PROBLEM DESCRIPTION: Leave the pictures out and retype the lines from the beginning through the line with "const adhTicks = [0, 20, 40, 60, 80, 100, 120];", both ends included.

━━━━━ SUPPLIED DATA ━━━━━

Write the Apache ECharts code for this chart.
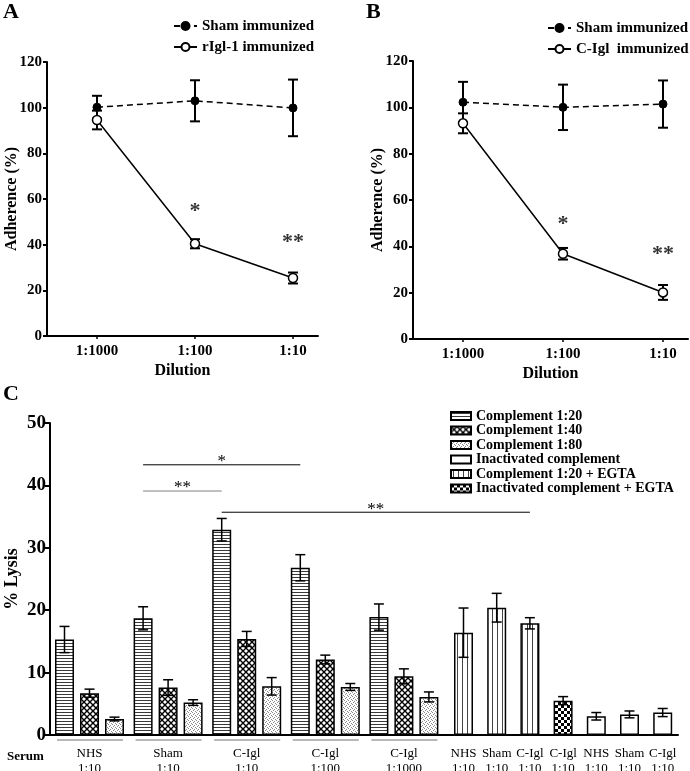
<!DOCTYPE html>
<html><head><meta charset="utf-8">
<script src="https://cdn.jsdelivr.net/npm/echarts@6/dist/echarts.min.js"></script>
<style>html,body{margin:0;padding:0;background:#fff}#c{width:690px;height:771px}</style>
</head><body><div id="c"></div>
<script>
// ---------- Panel A / B data ----------
const dilutions = ['1:1000', '1:100', '1:10'];
const shamA = [100.2, 103.0, 99.9];
const shamAErr = [5.0, 9.0, 12.4];
const riglA = [94.6, 40.4, 25.4];
const riglAErr = [4.1, 2.0, 2.4];
const shamB = [102.2, 100.0, 101.4];
const shamBErr = [8.8, 9.8, 10.2];
const ciglB = [93.1, 36.8, 20.1];
const ciglBErr = [4.3, 2.5, 3.2];
const starsA = [[1, 56.5, '*'], [2, 42.9, '**']];
const starsB = [[1, 51.4, '*'], [2, 38.4, '**']];
const adhTicks = [0, 20, 40, 60, 80, 100, 120];

// ---------- Panel C data ----------
const groupLabels = ['NHS\n1:10', 'Sham\n1:10', 'C-Igl\n1:10', 'C-Igl\n1:100', 'C-Igl\n1:1000'];
const comp20 = [15.3, 18.7, 32.9, 26.8, 18.9];
const comp20Err = [2.1, 1.85, 1.8, 2.1, 2.1];
const comp40 = [6.7, 7.6, 15.4, 12.1, 9.4];
const comp40Err = [0.65, 1.25, 1.2, 0.7, 1.2];
const comp80 = [2.56, 5.2, 7.8, 7.7, 6.1];
const comp80Err = [0.3, 0.45, 1.4, 0.55, 0.8];
const singleLabels = ['NHS\n1:10', 'Sham\n1:10', 'C-Igl\n1:10', 'C-Igl\n1:10', 'NHS\n1:10', 'Sham\n1:10', 'C-Igl\n1:10'];
const egta = [16.4, 20.4, 17.9];          // singles 0..2
const egtaErr = [3.95, 2.3, 0.9];
const inactEgta = [5.5];                  // single 3
const inactEgtaErr = [0.65];
const inact = [3.0, 3.3, 3.6];            // singles 4..6
const inactErr = [0.6, 0.55, 0.65];
const lysisTicks = [0, 10, 20, 30, 40, 50];
// significance brackets: bar slots (0..14 grouped bars g*3+b, 15..21 single bars)
const sigBrackets = [
  { from: 3, to: 9, y: 43.3, text: '*', color: '#000' },
  { from: 3, to: 6, y: 39.1, text: '**', color: '#808080' },
  { from: 6, to: 17, y: 35.7, text: '**', color: '#000' }
];

// ---------- layout helpers (axis units of panel C x axis) ----------
const G0 = 14.5, GP = 78.6, BP = 25, S0 = 413.5, SP = 33.2;
const gx = (g, b) => G0 + g * GP + b * BP;
const sx = i => S0 + i * SP;
const slotX = k => k < 15 ? gx(Math.floor(k / 3), k % 3) : sx(k - 15);

const serif = 'Liberation Serif, Times New Roman, serif';
const boldTxt = (s) => ({ fontFamily: serif, fontWeight: 'bold', fontSize: s, color: '#000' });

// ---------- patterns ----------
function pat(w, h, draw) {
  const c = document.createElement('canvas'); c.width = w; c.height = h;
  const ctx = c.getContext('2d'); ctx.fillStyle = '#fff'; ctx.fillRect(0, 0, w, h);
  draw(ctx); return { image: c, repeat: 'repeat' };
}
const pHoriz = pat(4, 3, ctx => { ctx.fillStyle = '#3a3a3a'; ctx.fillRect(0, 1, 4, 1); });
const pCross = pat(6, 6, ctx => { ctx.strokeStyle = '#000'; ctx.lineWidth = 1.4; ctx.beginPath();
  ctx.moveTo(-1, -1); ctx.lineTo(7, 7); ctx.moveTo(7, -1); ctx.lineTo(-1, 7); ctx.stroke(); });
const pDots = pat(4, 4, ctx => { ctx.fillStyle = '#8a8a8a';
  ctx.fillRect(0, 0, 1, 1); ctx.fillRect(2, 1, 1, 1); ctx.fillRect(1, 2, 1, 1); ctx.fillRect(3, 3, 1, 1); });
const pVert = pat(5, 1, ctx => { ctx.fillStyle = '#444'; ctx.fillRect(2, 0, 1, 1); });
const pCheck = pat(6, 6, ctx => { ctx.fillStyle = '#000'; ctx.fillRect(0, 0, 3, 3); ctx.fillRect(3, 3, 3, 3); });

// ---------- renderers ----------
function errRender(cap, lw) {
  return function (params, api) {
    const x = api.value(0), lo = api.value(1), hi = api.value(2);
    const a = api.coord([x, hi]), b = api.coord([x, lo]);
    const st = { stroke: '#000', lineWidth: lw };
    return { type: 'group', children: [
      { type: 'line', shape: { x1: a[0], y1: a[1], x2: b[0], y2: b[1] }, style: st },
      { type: 'line', shape: { x1: a[0] - cap, y1: a[1], x2: a[0] + cap, y2: a[1] }, style: st },
      { type: 'line', shape: { x1: b[0] - cap, y1: b[1], x2: b[0] + cap, y2: b[1] }, style: st }
    ] };
  };
}
const errData = (xs, v, e) => v.map((d, i) => [xs[i], d - e[i], d + e[i]]);

// ---------- A/B axes ----------
function adhY(grid) {
  return { gridIndex: grid, type: 'value', min: 0, max: 120, interval: 20,
    axisLine: { show: true, onZero: false, lineStyle: { color: '#000', width: 2 } },
    axisTick: { show: true, length: 4, lineStyle: { color: '#000', width: 2 } },
    axisLabel: { ...boldTxt(15), margin: 5 }, splitLine: { show: false },
    name: 'Adherence (%)', nameLocation: 'middle', nameGap: 27, nameMoveOverlap: false, nameTextStyle: boldTxt(16) };
}
function dilX(grid, min, max) {
  return { gridIndex: grid, type: 'value', min: min, max: max,
    axisLine: { show: true, onZero: false, lineStyle: { color: '#000', width: 2 } },
    axisTick: { show: true, customValues: [0, 1, 2], length: 3, lineStyle: { color: '#000', width: 1.5 } },
    axisLabel: { customValues: [0, 1, 2], formatter: v => dilutions[Math.round(v)], ...boldTxt(15), margin: 8 },
    splitLine: { show: false },
    name: 'Dilution', nameLocation: 'middle', nameGap: 27, nameMoveOverlap: false, nameTextStyle: boldTxt(16) };
}
function lineSeries(name, vals, xi, dashed) {
  return { type: 'line', name: name, xAxisIndex: xi, yAxisIndex: xi, z: 5,
    data: vals.map((v, i) => [i, v]),
    lineStyle: { color: '#000', width: 1.5, type: dashed ? [6, 4] : 'solid' },
    symbol: 'circle', symbolSize: dashed ? 8 : 9,
    itemStyle: dashed ? { color: '#000', borderColor: '#000', borderWidth: 1 } : { color: '#fff', borderColor: '#000', borderWidth: 1.5 } };
}
function errSeries(name, vals, errs, xi) {
  return { type: 'custom', name: name + ' err', xAxisIndex: xi, yAxisIndex: xi, z: 3,
    renderItem: errRender(5, 2), data: errData([0, 1, 2], vals, errs), silent: true };
}
function starSeries(data, xi) {
  return { type: 'scatter', xAxisIndex: xi, yAxisIndex: xi, symbolSize: 0, data: data, silent: true,
    label: { show: true, position: 'inside', formatter: p => p.value[2], ...boldTxt(22), offset: [0, 4] } };
}

// ---------- Panel C ----------
const cLabelVals = groupLabels.map((_, g) => gx(g, 1)).concat(singleLabels.map((_, i) => sx(i)));
const cLabelTxt = groupLabels.concat(singleLabels);
function barSeries(name, color, data) {
  return { type: 'bar', name: name, xAxisIndex: 2, yAxisIndex: 2, barWidth: 19, barGap: '-100%', z: 2,
    itemStyle: { color: color, borderColor: '#000', borderWidth: 1.5 }, data: data };
}
const gxs = b => groupLabels.map((_, g) => gx(g, b));
const s20 = barSeries('Complement 1:20', pHoriz, comp20.map((v, g) => [gx(g, 0), v]));
const s40 = barSeries('Complement 1:40', pCross, comp40.map((v, g) => [gx(g, 1), v]));
const s80 = barSeries('Complement 1:80', pDots, comp80.map((v, g) => [gx(g, 2), v]));
const sIn = barSeries('Inactivated complement', '#fff', inact.map((v, i) => [sx(4 + i), v]));
const sEg = barSeries('Complement 1:20 + EGTA', pVert, egta.map((v, i) => [sx(i), v]));
const sIe = barSeries('Inactivated complement + EGTA', pCheck, inactEgta.map((v, i) => [sx(3 + i), v]));

const cErr = [].concat(
  errData(gxs(0), comp20, comp20Err), errData(gxs(1), comp40, comp40Err), errData(gxs(2), comp80, comp80Err),
  errData([sx(0), sx(1), sx(2)], egta, egtaErr), errData([sx(3)], inactEgta, inactEgtaErr),
  errData([sx(4), sx(5), sx(6)], inact, inactErr));

const underline = {
  type: 'custom', xAxisIndex: 2, yAxisIndex: 2, silent: true, clip: false,
  data: groupLabels.map((_, g) => [gx(g, 0), gx(g, 2)]),
  renderItem: (params, api) => {
    const a = api.coord([api.value(0), 0]), b = api.coord([api.value(1), 0]);
    return { type: 'line', shape: { x1: a[0] - 7.5, y1: a[1] + 5, x2: b[0] + 8.5, y2: b[1] + 5 },
      style: { stroke: '#707070', lineWidth: 1 } };
  }
};
const brackets = {
  type: 'custom', xAxisIndex: 2, yAxisIndex: 2, silent: true, clip: false, z: 6,
  data: sigBrackets.map(b => [slotX(b.from), slotX(b.to), b.y]),
  renderItem: (params, api) => {
    const br = sigBrackets[params.dataIndex];
    const a = api.coord([api.value(0), api.value(2)]), b = api.coord([api.value(1), api.value(2)]);
    return { type: 'group', children: [
      { type: 'line', shape: { x1: a[0], y1: a[1], x2: b[0], y2: b[1] }, style: { stroke: br.color, lineWidth: 1 } },
      { type: 'text', x: (a[0] + b[0]) / 2, y: a[1] - 3, style: { text: br.text, fontFamily: serif, fontSize: 17,
        fill: '#000', align: 'center', verticalAlign: 'middle' } }
    ] };
  }
};

const option = {
  animation: false,
  backgroundColor: '#fff',
  grid: [
    { left: 47, top: 62, width: 271, height: 274, outerBoundsMode: 'none', containLabel: false },
    { left: 413, top: 61, width: 275, height: 278, outerBoundsMode: 'none', containLabel: false },
    { left: 50, top: 423, width: 628, height: 312, outerBoundsMode: 'none', containLabel: false }
  ],
  xAxis: [
    dilX(0, -0.51, 2.255),
    dilX(1, -0.5, 2.25),
    { gridIndex: 2, type: 'value', min: 0, max: 628,
      axisLine: { show: true, onZero: false, lineStyle: { color: '#000', width: 2 } },
      axisTick: { show: false }, splitLine: { show: false },
      axisLabel: { customValues: cLabelVals, formatter: v => cLabelTxt[cLabelVals.findIndex(c => Math.abs(c - v) < 0.01)],
        fontFamily: serif, fontSize: 13, lineHeight: 15, color: '#000', margin: 11 } }
  ],
  yAxis: [
    adhY(0), adhY(1),
    { gridIndex: 2, type: 'value', min: 0, max: 50, interval: 10,
      axisLine: { show: true, onZero: false, lineStyle: { color: '#000', width: 2 } },
      axisTick: { show: true, length: 5, lineStyle: { color: '#000', width: 2 } },
      axisLabel: { ...boldTxt(19), margin: 4 }, splitLine: { show: false },
      name: '% Lysis', nameLocation: 'middle', nameGap: 29, nameMoveOverlap: false, nameTextStyle: boldTxt(18) }
  ],
  legend: [
    { left: 173, top: 18, padding: 0, orient: 'vertical', itemWidth: 23, itemHeight: 10, itemGap: 5, textStyle: { ...boldTxt(15), lineHeight: 16 },
      data: ['Sham immunized', 'rIgl-1 immunized'], selectedMode: false },
    { left: 547, top: 20, padding: 0, orient: 'vertical', itemWidth: 23, itemHeight: 10, itemGap: 5, textStyle: { ...boldTxt(15), lineHeight: 16 },
      data: ['Sham immunized', 'C-Igl  immunized'], selectedMode: false },
    { left: 450, top: 409, padding: 0, orient: 'vertical', itemWidth: 20, itemHeight: 8, itemGap: 0.5, icon: 'rect',
      textStyle: { ...boldTxt(14), lineHeight: 14 }, selectedMode: false,
      data: ['Complement 1:20', 'Complement 1:40', 'Complement 1:80', 'Inactivated complement', 'Complement 1:20 + EGTA', 'Inactivated complement + EGTA'] }
  ],
  graphic: [
    { type: 'text', left: 3, top: 1, style: { text: 'A', font: 'bold 22px ' + serif, fill: '#000' } },
    { type: 'text', left: 366, top: 1, style: { text: 'B', font: 'bold 22px ' + serif, fill: '#000' } },
    { type: 'text', left: 3, top: 383, style: { text: 'C', font: 'bold 22px ' + serif, fill: '#000' } },
    { type: 'text', left: 7, top: 750, style: { text: 'Serum', font: 'bold 13px ' + serif, fill: '#000' } }
  ],
  series: [
    errSeries('Sham A', shamA, shamAErr, 0), errSeries('rIgl A', riglA, riglAErr, 0),
    lineSeries('Sham immunized', shamA, 0, true), lineSeries('rIgl-1 immunized', riglA, 0, false),
    starSeries(starsA, 0),
    errSeries('Sham B', shamB, shamBErr, 1), errSeries('C-Igl B', ciglB, ciglBErr, 1),
    lineSeries('Sham immunized', shamB, 1, true), lineSeries('C-Igl  immunized', ciglB, 1, false),
    starSeries(starsB, 1),
    s20, s40, s80, sIn, sEg, sIe,
    { type: 'custom', xAxisIndex: 2, yAxisIndex: 2, z: 4, silent: true, renderItem: errRender(5, 1.5), data: cErr },
    underline, brackets
  ]
};
const chart = echarts.init(document.getElementById('c'), null, { renderer: 'canvas' });
chart.setOption(option);
</script></body></html>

━━━━━

EXERCISE OUTPUT:
Write the Apache ECharts code for this chart.
<!DOCTYPE html>
<html><head><meta charset="utf-8">
<script src="https://cdn.jsdelivr.net/npm/echarts@6/dist/echarts.min.js"></script>
<style>html,body{margin:0;padding:0;background:#fff}#c{width:690px;height:771px}</style>
</head><body><div id="c"></div>
<script>
// ---------- Panel A / B data ----------
const dilutions = ['1:1000', '1:100', '1:10'];
const shamA = [100.2, 103.0, 99.9];
const shamAErr = [5.0, 9.0, 12.4];
const riglA = [94.6, 40.4, 25.4];
const riglAErr = [4.1, 2.0, 2.4];
const shamB = [102.2, 100.0, 101.4];
const shamBErr = [8.8, 9.8, 10.2];
const ciglB = [93.1, 36.8, 20.1];
const ciglBErr = [4.3, 2.5, 3.2];
const starsA = [[1, 56.5, '*'], [2, 42.9, '**']];
const starsB = [[1, 51.4, '*'], [2, 38.4, '**']];
const adhTicks = [0, 20, 40, 60, 80, 100, 120];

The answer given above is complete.